8 thoughts on “Make up your damn mind”

  1. If only there were some obvious way of stopping the heat getting out of the pipes and into the room without opening a window… we could perhaps give it a fancy name like insulation.

  2. I’ll confine myself to noting that those communist block countries that loved district heating also only supplied radio over cable, to stop people from listening to unapproved opinions. Funny that 😉

  3. Bloke in the Fourth Reich

    I use a district heating system, and heat my house mostly with incinerated domestic waste. Greener it does not get.

    Each radiator is controlled with a return valve limiting the return temperature, and a second valve to which you attach a little thermostat/timer device. Each room is warm exactly when I want it, and if it isn’t, I can easily turn it on, or off.

    Of course, setting this up requires some effort, occasionally changing out dead batteries in the timer/thermostat thingummies, and the small (very rapidly, as in, within weeks, amortised) investment of around €50 per radiator for timer/thermostat controller thingummies. And replacing on average one deceased timer/thermostat thingummy per year.

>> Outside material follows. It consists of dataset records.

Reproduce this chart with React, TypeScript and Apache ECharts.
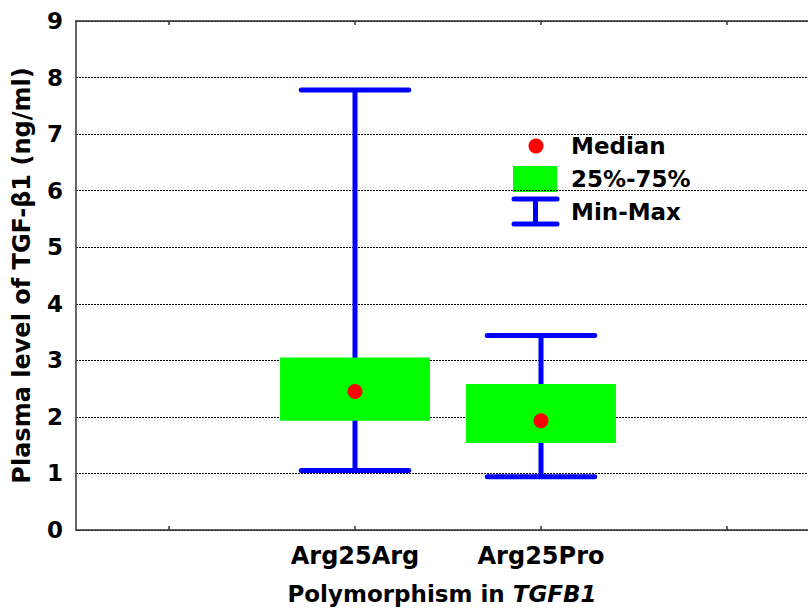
import React, { useEffect, useRef } from "react";
import * as echarts from "echarts";

const categories = ["Arg25Arg", "Arg25Pro"];
const minValues = [1.05, 0.94];
const q1Values = [1.93, 1.54];
const medianValues = [2.45, 1.93];
const q3Values = [3.05, 2.58];
const maxValues = [7.78, 3.44];
const xTickValues = [1, 2, 3, 4];
const categoryPositions = [2, 3];
const legendLabels = ["Median", "25%-75%", "Min-Max"];

const FONT = "DejaVu Sans";
const BLUE = "#0000ff";
const GREEN = "#00ff00";
const RED = "#ff0000";

export default function App() {
  const ref = useRef<HTMLDivElement>(null);
  useEffect(() => {
    document.body.style.margin = "0";
    const chart = echarts.init(ref.current!, null, { renderer: "svg" });
    const gridLeft = 76;
    const unitPx = 186;
    const xMin = 0.5;
    const xMax = xMin + (808 - gridLeft) / unitPx;

    const boxData = categories.map((c, i) => [
      categoryPositions[i],
      minValues[i],
      q1Values[i],
      q3Values[i],
      maxValues[i],
    ]);
    const medianData = categories.map((c, i) => [categoryPositions[i], medianValues[i]]);

    const axisLineStyle = { color: "#333", width: 1.5 };

    const option: any = {
      animation: false,
      backgroundColor: "#fff",
      grid: { left: gridLeft, right: 0, top: 21, bottom: 81, containLabel: false, outerBoundsMode: "none" },
      xAxis: [
        {
          type: "value",
          position: "bottom",
          min: xMin,
          max: xMax,
          splitLine: { show: false },
          axisLine: { show: true, onZero: false, lineStyle: axisLineStyle },
          axisTick: { show: true, inside: true, length: 4, customValues: xTickValues, lineStyle: axisLineStyle },
          axisLabel: {
            show: true,
            customValues: categoryPositions,
            formatter: (v: number) => categories[categoryPositions.indexOf(Math.round(v))] ?? "",
            fontFamily: FONT,
            fontWeight: "bold",
            fontSize: 24,
            color: "#000",
            margin: 14,
          },
          name: "{a|Polymorphism in }{b|TGFB1}",
          nameLocation: "middle",
          nameGap: 52,
          nameTextStyle: {
            rich: {
              a: { fontFamily: FONT, fontWeight: "bold", fontSize: 23, color: "#000" },
              b: { fontFamily: FONT, fontWeight: "bold", fontStyle: "italic", fontSize: 23, color: "#000" },
            },
          },
        },
        {
          type: "value",
          position: "top",
          min: xMin,
          max: xMax,
          splitLine: { show: false },
          axisLine: { show: true, onZero: false, lineStyle: axisLineStyle },
          axisTick: { show: true, inside: true, length: 4, customValues: xTickValues, lineStyle: axisLineStyle },
          axisLabel: { show: false },
        },
      ],
      yAxis: {
        type: "value",
        min: 0,
        max: 9,
        interval: 1,
        axisLine: { show: true, lineStyle: axisLineStyle },
        axisTick: { show: false },
        axisLabel: {
          fontFamily: FONT,
          fontWeight: "bold",
          fontSize: 23,
          color: "#000",
          margin: 13,
        },
        splitLine: { show: true, lineStyle: { type: [2, 1], color: "#000", width: 1 } },
        name: "Plasma level of TGF-β1 (ng/ml)",
        nameLocation: "middle",
        nameGap: 42,
        nameTextStyle: { fontFamily: FONT, fontWeight: "bold", fontSize: 24, color: "#000" },
      },
      series: [
        {
          type: "custom",
          name: "Min-Max",
          xAxisIndex: 0,
          data: boxData,
          encode: { x: 0, y: [1, 2, 3, 4] },
          z: 2,
          renderItem: (params: any, api: any) => {
            const x = api.value(0);
            const pMin = api.coord([x, api.value(1)]);
            const pQ1 = api.coord([x, api.value(2)]);
            const pQ3 = api.coord([x, api.value(3)]);
            const pMax = api.coord([x, api.value(4)]);
            const unit = api.size([1, 0])[0];
            const boxW = unit * 0.806;
            const capW = unit * 0.578;
            const lineStyle = { stroke: BLUE, lineWidth: 5, lineCap: "round" };
            return {
              type: "group",
              children: [
                { type: "line", shape: { x1: pMin[0], y1: pMin[1], x2: pMax[0], y2: pMax[1] }, style: { stroke: BLUE, lineWidth: 5 } },
                { type: "line", shape: { x1: pMin[0] - capW / 2, y1: pMin[1], x2: pMin[0] + capW / 2, y2: pMin[1] }, style: lineStyle },
                { type: "line", shape: { x1: pMax[0] - capW / 2, y1: pMax[1], x2: pMax[0] + capW / 2, y2: pMax[1] }, style: lineStyle },
                { type: "rect", shape: { x: pQ3[0] - boxW / 2, y: pQ3[1], width: boxW, height: pQ1[1] - pQ3[1] }, style: { fill: GREEN } },
              ],
            };
          },
        },
        {
          type: "scatter",
          name: "Median",
          data: medianData,
          symbol: "circle",
          symbolSize: 15,
          itemStyle: { color: RED, opacity: 1 },
          z: 3,
        },
      ],
      graphic: [
        { type: "circle", shape: { cx: 536, cy: 146, r: 7.5 }, style: { fill: RED } },
        { type: "rect", shape: { x: 513, y: 166, width: 44, height: 26 }, style: { fill: GREEN } },
        { type: "line", shape: { x1: 514, y1: 199, x2: 557, y2: 199 }, style: { stroke: BLUE, lineWidth: 5, lineCap: "round" } },
        { type: "line", shape: { x1: 514, y1: 224, x2: 557, y2: 224 }, style: { stroke: BLUE, lineWidth: 5, lineCap: "round" } },
        { type: "line", shape: { x1: 535.5, y1: 199, x2: 535.5, y2: 224 }, style: { stroke: BLUE, lineWidth: 5 } },
        ...legendLabels.map((t, i) => ({
          type: "text",
          x: 571,
          y: [146, 179, 212][i],
          style: {
            text: t,
            fontFamily: FONT,
            fontWeight: "bold",
            fontSize: 23,
            fill: "#000",
            verticalAlign: "middle",
            align: "left",
          },
        })),
      ],
    };
    chart.setOption(option);
    return () => chart.dispose();
  }, []);
  return <div ref={ref} style={{ position: "absolute", left: 0, top: 0, width: 808, height: 611 }} />;
}
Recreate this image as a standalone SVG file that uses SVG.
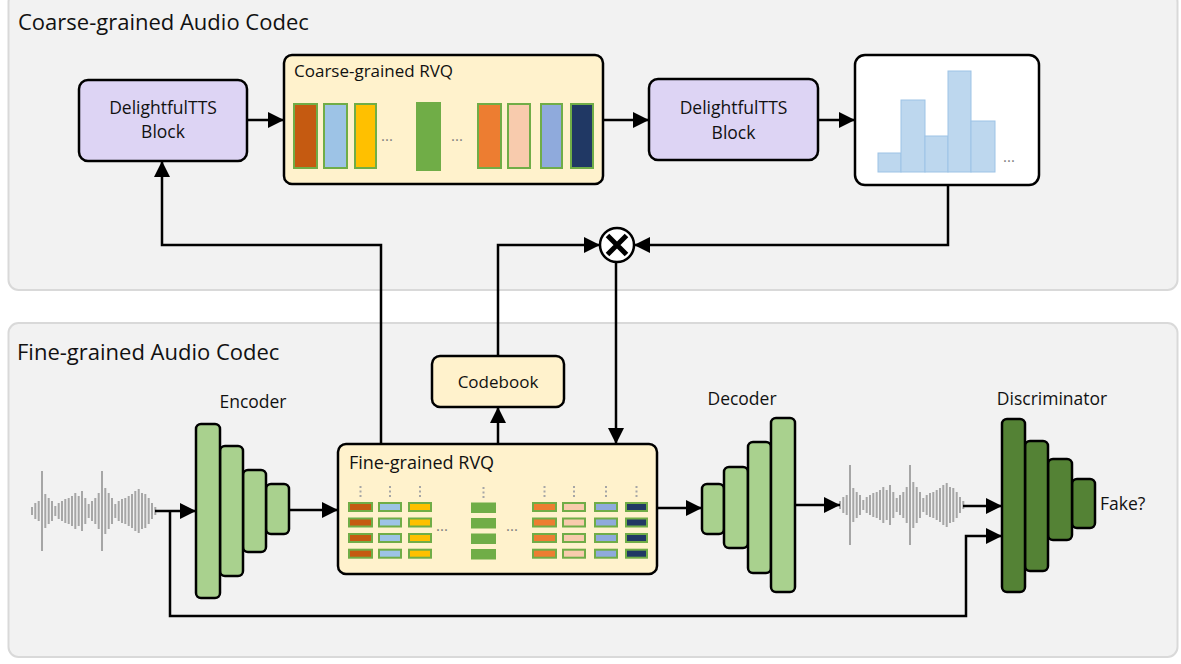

    This effort and “cost”, and need to get to grips with some technical thing that doesn’t come with an app (actually, I am sure more modern systems do), means most people just heat their houses 24/7. Some of them without even having thermostats on the radiators, just the return valves.

    Compare to my apartment in Italy, which had the abovementioned control system of opening windows when it (as it always did) get too hot.

    Guess where I am paying much less for heating a much larger space.

  4. You’ll obviously be amused to hear that Bath’s MP has a house in the newish development on the old Stothert and Pitt site with a district heating set up, powered originally by now ruinously expensive and sanctioned Russian biomass. Quite why she bothers when her husband is apparently an old Etonian and a scion of the Hobhouse family that owns most of Monkton Farleigh is beyond me but politics, eh?

  5. Knew Wera was a hypocrite – she’s a Lib Dem. Didn’t know she’d married into local money though. So, two houses within what, 10 miles? Plus a London place?

    Was she a post-commie bride?

  6. Manhattan apartments are notorious for terrible upkeep – something to do with the miracle known as “rent control”.